What separates LINK from a lot of speculative tokens is that it has a defined economic role. Node operators need it. Staking requires it. As more financial institutions use Chainlink's infrastructure, demand for LINK as operational collateral should rise. That's not a guarantee, crypto markets have ways of disappointing even the most logical theses, but it's a more durable story than most.
The harder question is timing. LINK has been 'close to a breakout' for several years running. Anyone who bought at the all-time high in 2021 is still sitting on a brutal loss. The network fundamentals look stronger than ever right now. Whether that matters to price in 2026 versus 2027 versus some future cycle is, genuinely, impossible to call.
Frequently Asked Questions
What is the Chainlink oracle network?
Chainlink is a decentralized oracle network that connects blockchain smart contracts to real-world data like stock prices, weather data, and shipping information. Independent node operators fetch and deliver this data on-chain and are paid in LINK tokens, with built-in penalties for feeding false information into the system.
What is the LINK token's current price and market cap?
As of late April 2026, LINK trades at approximately $9.30 with a market cap of around $6.8 billion. The token launched at $0.11 in a 2017 ICO and hit an all-time high of $52.99 in May 2021, meaning it remains more than 80% below its peak despite significant institutional adoption.
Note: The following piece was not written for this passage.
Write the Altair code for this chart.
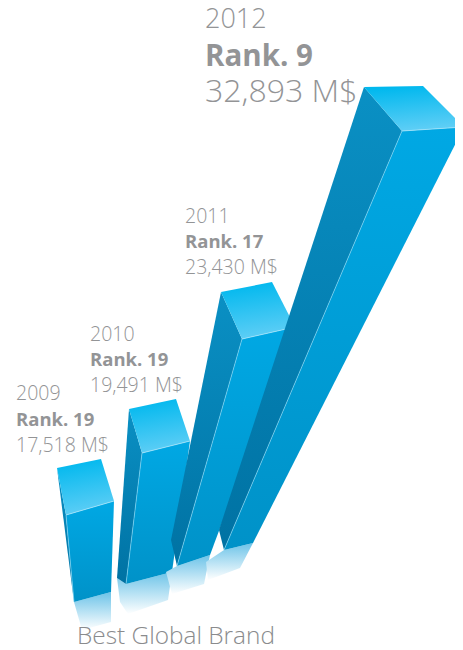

Which financial institutions has Chainlink partnered with?
Chainlink has partnered with 24 major financial firms including UBS, Euroclear (the global securities settlement house), and the SWIFT interbank transfer network. These partnerships focus on secure market data access, interbank settlement acceleration, automated transactions, and real-world asset tokenization on blockchain infrastructure.
Why doesn't LINK's supply scarcity drive its price like Bitcoin?
Chainlink pre-mined all one billion LINK tokens before its ICO, so there are no halvings or supply-squeeze events. LINK's value is driven by network demand, the number of node operators, data requests, and blockchains connected to the system, rather than by programmatic supply reduction.